PayPalの共同創業者であり、Facebookの最初の外部出資者であるピーター・ティールが、スタンフォード大学の学生向けに行った起業の授業をもとに、『ゼロ・トゥ・ワン―君はゼロから何を生み出せるか』を書きました。
ここでは、一般的な起業論と異なるそのポイントを8つ紹介します。
1.テクノロジー
テクノロジーこそが奇跡を生みます。テクノロジーは、人間の能力を拡大し、より少ない資源でより大きな成果を可能にするものです。
特に企業独自のテクノロジーは、根本的な差別化が可能となり、本物の独占的優位性をもたらします。
2.タイミング
1970年にマイクロプロセッサが開発されてから、コンピュータは爆発的に進歩しました。1990年代にはインターネットが急速に普及しました。
現在に連なるこのコンピュータと通信の技術革新の時代こそ、起業にとって絶好のタイミングとなります。
3.独占
独占こそが利益の源泉です。競争を避け、独占することが成功企業の条件です。
独占企業は規模が拡大すればさらに強くなります。販売量が拡大すれば、固定費が分散されます。ソフトウェア産業では、販売量の増加に伴う原価の増加がほぼゼロであるため、規模の恩恵はより顕著です。
独占企業は自分たちの市場をいくつかの大きな市場を合わせたものと見せかけ、その独占的地位をカモフラージュします。
Googleはインターネット検索において独占的地位を築いています。それにもかかわらず、広告業界の一員と見なせば、小さな企業となります。テクノロジー企業と見なせば、さらにそのシェアは小さくなります。また、情報へのアクセスには様々な手段があると主張することもできます。
独占を築くコツには、はじめは小さな市場から始めることです。小さな市場の方が支配しやすいからです。
4.永続性
企業は将来にわたって存続できなければなりません。そのために重要なことは、キャッシュフローです。将来のキャッシュフローを生み出す力こそが、企業の価値です。
5.べき乗則
カネがカネを生むことにより、企業は指数関数的に成長します。複利による成長は、人の直感よりも大きくなります。パレートの法則と言われる、20%の人が80%の資産を所有することを忘れてはいけません。
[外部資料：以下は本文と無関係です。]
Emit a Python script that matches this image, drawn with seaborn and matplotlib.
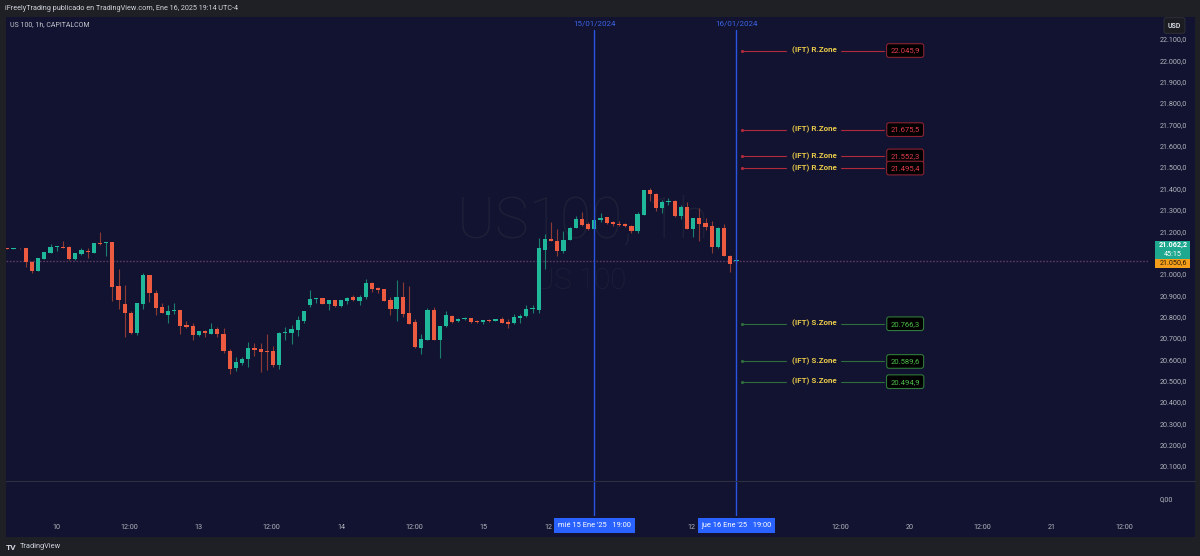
import numpy as np
import pandas as pd
import seaborn as sns
import matplotlib.pyplot as plt
import matplotlib.transforms as mtransforms
from matplotlib.patches import FancyBboxPatch
from matplotlib.lines import Line2D

# --- datos (US 100, 1h) ---
opens = [21121, 21118, 21121, 21121, 21057, 21015, 21071, 21099, 21126, 21127,
         21127, 21068, 21091, 21109, 21099, 21143, 21143, 21148, 20943, 20857,
         20817, 20725, 20857, 20993, 20910, 20843, 20809, 20826, 20829, 20760,
         20757, 20714, 20734, 20720, 20742, 20718, 20640, 20557, 20584, 20600,
         20654, 20647, 20639, 20639, 20572, 20723, 20725, 20737, 20781, 20852,
         20881, 20887, 20859, 20876, 20848, 20873, 20891, 20874, 20890, 20956,
         20935, 20929, 20876, 20835, 20890, 20817, 20773, 20653, 20690, 20831,
         20692, 20756, 20803, 20779, 20787, 20792, 20778, 20773, 20785, 20779,
         20787, 20773, 20768, 20795, 20801, 20834, 20831, 21112, 21163, 21155,
         21107, 21159, 21216, 21257, 21234, 21209, 21254, 21265, 21241, 21235,
         21234, 21226, 21201, 21276, 21393, 21375, 21310, 21335, 21343, 21272,
         21313, 21212, 21260, 21238, 21224, 21124, 21213, 21085, 21059]
highs = [21122, 21122, 21122, 21122, 21059, 21076, 21103, 21138, 21132, 21154,
         21129, 21099, 21123, 21120, 21145, 21198, 21149, 21150, 21021, 20948,
         20828, 20864, 21002, 20995, 20924, 20862, 20854, 20865, 20831, 20781,
         20768, 20734, 20736, 20768, 20753, 20746, 20646, 20612, 20612, 20682,
         20675, 20675, 20718, 20664, 20727, 20750, 20760, 20803, 20828, 20924,
         20888, 20888, 20877, 20877, 20877, 20890, 20899, 20899, 20974, 20963,
         20940, 20931, 20893, 20971, 20963, 20943, 20787, 20718, 20842, 20843,
         20757, 20826, 20807, 20792, 20800, 20794, 20784, 20785, 20790, 20789,
         20796, 20787, 20810, 20810, 20854, 20854, 21166, 21185, 21244, 21209,
         21202, 21218, 21273, 21290, 21244, 21256, 21283, 21267, 21249, 21249,
         21240, 21228, 21291, 21395, 21400, 21377, 21346, 21354, 21345, 21322,
         21335, 21262, 21310, 21260, 21249, 21218, 21234, 21087, 21063]
lows = [21117, 21117, 21118, 21034, 21002, 21013, 21069, 21097, 21109, 21121,
        21066, 21066, 21087, 21076, 21097, 21137, 21084, 20873, 20835, 20703,
        20717, 20714, 20834, 20870, 20809, 20815, 20768, 20812, 20718, 20745,
        20690, 20711, 20703, 20719, 20706, 20631, 20531, 20546, 20571, 20562,
        20617, 20539, 20550, 20562, 20553, 20690, 20671, 20711, 20771, 20846,
        20862, 20857, 20831, 20846, 20846, 20859, 20873, 20854, 20882, 20917,
        20909, 20871, 20807, 20779, 20800, 20766, 20651, 20626, 20689, 20690,
        20607, 20753, 20771, 20775, 20782, 20771, 20768, 20765, 20775, 20777,
        20768, 20748, 20765, 20770, 20798, 20817, 20818, 21023, 21152, 21084,
        21099, 21157, 21213, 21226, 21205, 21207, 21244, 21235, 21224, 21224,
        21221, 21191, 21193, 21274, 21343, 21294, 21283, 21322, 21268, 21257,
        21210, 21174, 21155, 21205, 21099, 21120, 21083, 21010, 21058]
closes = [21118, 21121, 21119, 21057, 21015, 21074, 21101, 21127, 21129, 21123,
          21068, 21098, 21112, 21101, 21143, 21138, 21148, 20940, 20878, 20815,
          20725, 20862, 20993, 20909, 20840, 20818, 20828, 20829, 20756, 20753,
          20714, 20732, 20723, 20742, 20717, 20637, 20556, 20587, 20601, 20654,
          20643, 20634, 20634, 20572, 20725, 20728, 20742, 20784, 20826, 20881,
          20887, 20859, 20876, 20848, 20876, 20889, 20876, 20892, 20957, 20929,
          20926, 20873, 20834, 20890, 20812, 20767, 20656, 20696, 20831, 20692,
          20756, 20809, 20776, 20790, 20795, 20773, 20773, 20784, 20779, 20787,
          20770, 20767, 20796, 20804, 20835, 20837, 21120, 21163, 21154, 21107,
          21159, 21216, 21257, 21229, 21209, 21254, 21260, 21237, 21234, 21229,
          21224, 21201, 21280, 21393, 21374, 21310, 21335, 21343, 21272, 21313,
          21212, 21260, 21234, 21219, 21124, 21213, 21084, 21046, 21062]

r_zones = [22045.9, 21675.5, 21552.3, 21495.4]
s_zones = [20766.3, 20589.6, 20494.9]
last_price = 21062.2
prev_price = 21050.6
countdown = "45:15"
price_ticks = list(range(20100, 22101, 100))
hidden_ticks = [21100]  # tapado por la etiqueta de precio
# "12" = etiquetas 12:00 tapadas en parte por las cajas azules
time_tick_pos = [8, 19.8, 31, 42.8, 54, 65.8, 77, 87.6, 110.7, 134.8, 146, 157.8, 169, 180.8]
time_tick_lbl = ["10", "12:00", "13", "12:00", "14", "12:00", "15", "12",
                 "12", "12:00", "20", "12:00", "21", "12:00"]
marker_bars = [95, 118]
marker_dates = ["15/01/2024", "16/01/2024"]
marker_times = ["mié 15 Ene '25   19:00", "jue 16 Ene '25   19:00"]

NAVY = '#121330'
FRAME = '#1f2026'
TXT = '#b2b5be'
GREEN, RED = '#1fb89a', '#ec5a40'
GREEN_W, RED_W = '#1a7f6d', '#8e3a34'
BLUE = '#2a55e0'
YELLOW = '#e6c84a'

sns.set_theme(style='dark', rc={'axes.facecolor': NAVY, 'figure.facecolor': FRAME,
                                'axes.grid': False})
plt.rcParams['font.family'] = ['Roboto', 'DejaVu Sans']


def fmt(v, nd=1):
    s = f"{v:,.{nd}f}"
    return s.replace(",", "X").replace(".", ",").replace("X", ".")


df = pd.DataFrame({'o': opens, 'h': highs, 'l': lows, 'c': closes})
df['bar'] = np.arange(len(df))
df['up'] = df['c'] >= df['o']

W, H = 1200, 556
fig = plt.figure(figsize=(12, 5.56), dpi=100)
fig.patch.set_facecolor(FRAME)

bg = fig.add_axes([6 / W, 1 - 537 / H, 1189 / W, 520 / H])
bg.set_facecolor(NAVY)
bg.set_xticks([])
bg.set_yticks([])
for s in bg.spines.values():
    s.set_visible(False)
bg.set_zorder(-1)

ax = fig.add_axes([6 / W, 1 - 481 / H, 1142 / W, 464 / H])
ax2 = fig.add_axes([6 / W, 1 - 516 / H, 1142 / W, 35 / H], sharex=ax)
for a in (ax, ax2):
    a.set_facecolor('none')
    for s in a.spines.values():
        s.set_visible(False)
    a.grid(False)

# velas
ax.vlines(df['bar'], df['l'], df['h'], colors=np.where(df['up'], GREEN_W, RED_W),
          linewidth=0.8, zorder=2)
height = (df['c'] - df['o']).abs().clip(lower=4)
bottom = df[['o', 'c']].min(axis=1)
ax.bar(df['bar'], height, bottom=bottom, width=0.68,
       color=np.where(df['up'], GREEN, RED), linewidth=0, zorder=3)

ax.set_xlim(-0.21, 184.6)
ax.set_ylim(20029.7, 22203)

# marca de agua
ax.text(0.505, 0.558, "US100, 1h", transform=ax.transAxes, ha='center', va='center',
        fontsize=41, color='#1e2038', fontweight='light', zorder=0)
ax.text(0.5035, 0.431, "US 100", transform=ax.transAxes, ha='center', va='center',
        fontsize=21, color='#1e2038', fontweight='light', zorder=0)

# linea de precio actual
ax.axhline(last_price, color='#5e3a66', linestyle=(0, (1.2, 1.2)), linewidth=1.0, zorder=1)

# lineas verticales
for b, d in zip(marker_bars, marker_dates):
    ax.axvline(b, ymin=0, ymax=0.972, color=BLUE, linewidth=1, zorder=4)
    ax2.axvline(b, color=BLUE, linewidth=1, zorder=4)
    ax.text(b, 0.987, d, transform=mtransforms.blended_transform_factory(ax.transData, ax.transAxes),
            ha='center', va='center', fontsize=5.8, color='#3a64e6')


# zonas
def draw_zone(level, label, line_c, edge_c, txt_c):
    sns.scatterplot(x=[118.9], y=[level], ax=ax, color=line_c, s=5, linewidth=0,
                    zorder=5, legend=False)
    ax.plot([118.9, 126.0], [level, level], color=line_c, linewidth=0.8, zorder=5)
    ax.plot([134.9, 141.9], [level, level], color=line_c, linewidth=0.8, zorder=5)
    ax.text(130.6, level, label, ha='center', va='center', fontsize=5.8,
            fontweight='bold', color=YELLOW, zorder=6)
    ax.text(145.3, level, fmt(level), ha='center', va='center', fontsize=5.5,
            color=txt_c, zorder=6,
            bbox=dict(boxstyle='round,pad=0.5,rounding_size=0.3', fc='black',
                      ec=edge_c, lw=0.8))


for lv in r_zones:
    draw_zone(lv, "(IFT) R.Zone", '#b02a3c', '#8a2233', '#e23d4c')
for lv in s_zones:
    draw_zone(lv, "(IFT) S.Zone", '#2f6e3c', '#2f7a3a', '#4cbf4a')

# eje de precios
ax.set_yticks(price_ticks)
ax.set_yticklabels(["" if p in hidden_ticks else fmt(p) for p in price_ticks])
ax.tick_params(axis='y', left=False, right=False, labelleft=False, labelright=True,
               length=0, pad=8.6, labelsize=5.2, labelcolor=TXT)
ax.tick_params(axis='x', bottom=False, labelbottom=False)

blend = mtransforms.blended_transform_factory(ax.transAxes, ax.transData)
ax.add_patch(FancyBboxPatch((1.0065, prev_price + 21), 0.0305, 84,
                            boxstyle='square,pad=0', transform=blend, fc='#1ea88f',
                            ec='none', clip_on=False, zorder=7))
ax.add_patch(FancyBboxPatch((1.0065, prev_price - 21), 0.0305, 42,
                            boxstyle='square,pad=0', transform=blend, fc='#f59e1b',
                            ec='none', clip_on=False, zorder=7))
ax.text(1.022, prev_price + 84, fmt(last_price), transform=blend, ha='center', va='center',
        fontsize=5.2, color='white', fontweight='bold', zorder=8, clip_on=False)
ax.text(1.022, prev_price + 42, countdown, transform=blend, ha='center', va='center',
        fontsize=5.2, color='white', zorder=8, clip_on=False)
ax.text(1.022, prev_price, fmt(prev_price), transform=blend, ha='center', va='center',
        fontsize=5.2, color='#2a1a05', zorder=8, clip_on=False)

# panel inferior
ax2.set_ylim(-1, 1)
ax2.set_yticks([0])
ax2.set_yticklabels(["0,00"])
ax2.tick_params(axis='y', left=False, right=False, labelleft=False, labelright=True,
                length=0, pad=8.6, labelsize=5.2, labelcolor=TXT)
ax2.set_xticks(time_tick_pos)
ax2.set_xticklabels(time_tick_lbl)
ax2.tick_params(axis='x', length=0, pad=5.5, labelsize=5.2, labelcolor=TXT)
for b, t in zip(marker_bars, marker_times):
    ax2.text(b, -0.27, t, transform=mtransforms.blended_transform_factory(ax2.transData, ax2.transAxes),
             ha='center', va='center', fontsize=5.4, color='white', zorder=9, clip_on=False,
             bbox=dict(boxstyle='square,pad=0.5', fc='#2962ff', ec='none'))

fig.add_artist(Line2D([6 / W, 1195 / W], [1 - 481 / H, 1 - 481 / H], color='#2c2e42',
                      linewidth=0.8))

# textos de cabecera y pie
fig.text(5 / W, 1 - 8.5 / H, "iFreelyTrading publicado en TradingView.com, Ene 16, 2025 19:14 UTC-4",
         ha='left', va='center', fontsize=5.2, color='#d1d4dc')
fig.text(10 / W, 1 - 25 / H, "US 100, 1h, CAPITALCOM", ha='left', va='center',
         fontsize=5, color='#c3c6ce')
fig.text(1174.5 / W, 1 - 25.5 / H, "USD", ha='center', va='center', fontsize=5,
         color='#d1d4dc', fontweight='bold',
         bbox=dict(boxstyle='round,pad=0.55,rounding_size=0.3', fc='#1b1c22', ec='#2e3038', lw=0.7))
fig.text(6 / W, 1 - 547 / H, "TV", ha='left', va='center', fontsize=6, color='#d1d4dc',
         fontweight='bold')
fig.text(20 / W, 1 - 547 / H, "TradingView", ha='left', va='center', fontsize=5.3,
         color='#d1d4dc')

fig.savefig('out.png', dpi=100, facecolor=FRAME)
広くまんべんなくではなく、一握りの成功する案件に投資を集中すべきです。
6.隠れた真実
誰も気づいていない価値あるものを見つけることが重要です。それが、隠れた真実です。隠れた真実は、まだまだ存在します。隠れた真実を見つけることにより、大きな利益が得られます。
隠れた真実などもう残っていないと思うかもしれません。少しずつ進んでいこうという気持ちでは、なかなか見つかりません。リスクを避け、間違いを恐れていては、真実にたどり着けません。現状に満足していては、進歩はありません。隠れた真実があれば誰かがすでに見つけていると考えるのは、あきらめが早すぎます。
世界にはまだ知られていないことがたくさんあります。探さなければ、隠れた真実は見つかりません。まだ誰も見ていない場所に隠れた真実はあります。
7.人材
スタートアップのメンバーは特に重要です。結婚相手のようなものです。メンバーの間で、企業の所有・経営・統治の3つの役割が、うまく整合していなければなりません。
企業は価値を共有する人びとの集まりで、企業文化はその姿を反映します。初期の社員には、できるだけ似通った人を集めるべきです。一人一人がそれぞれの仕事に責任を持ち、際立っていなければなりません。
8.営業
エンジニアがかかりやすい罠は、製品さえしっかりしていれば売れると考えることです。どんなに良いものでも、ただ作るだけでは売れません。
あからさまな売り込みには、誰もが抵抗を感じます。一流の営業は、売り込みだと感じさせません。
営業能力はどのような仕事でも必要です。差別化されていない製品でも、営業が優れていれば、独占を築くことは可能です。高い商品ほど営業コストは上がります。
商品の種類により、適切なマーケティング手法を選択することが必要です。トップセールスをかけるか、テレビCMを打つか、新聞広告を載せるか、口コミをねらうかなどを決定します。
おわりに
どうでしょうか?一風変わった起業論です。独占することを非常に強調しています。そのためにも小さく始めることを勧めています。起業を考えている人には参考になります。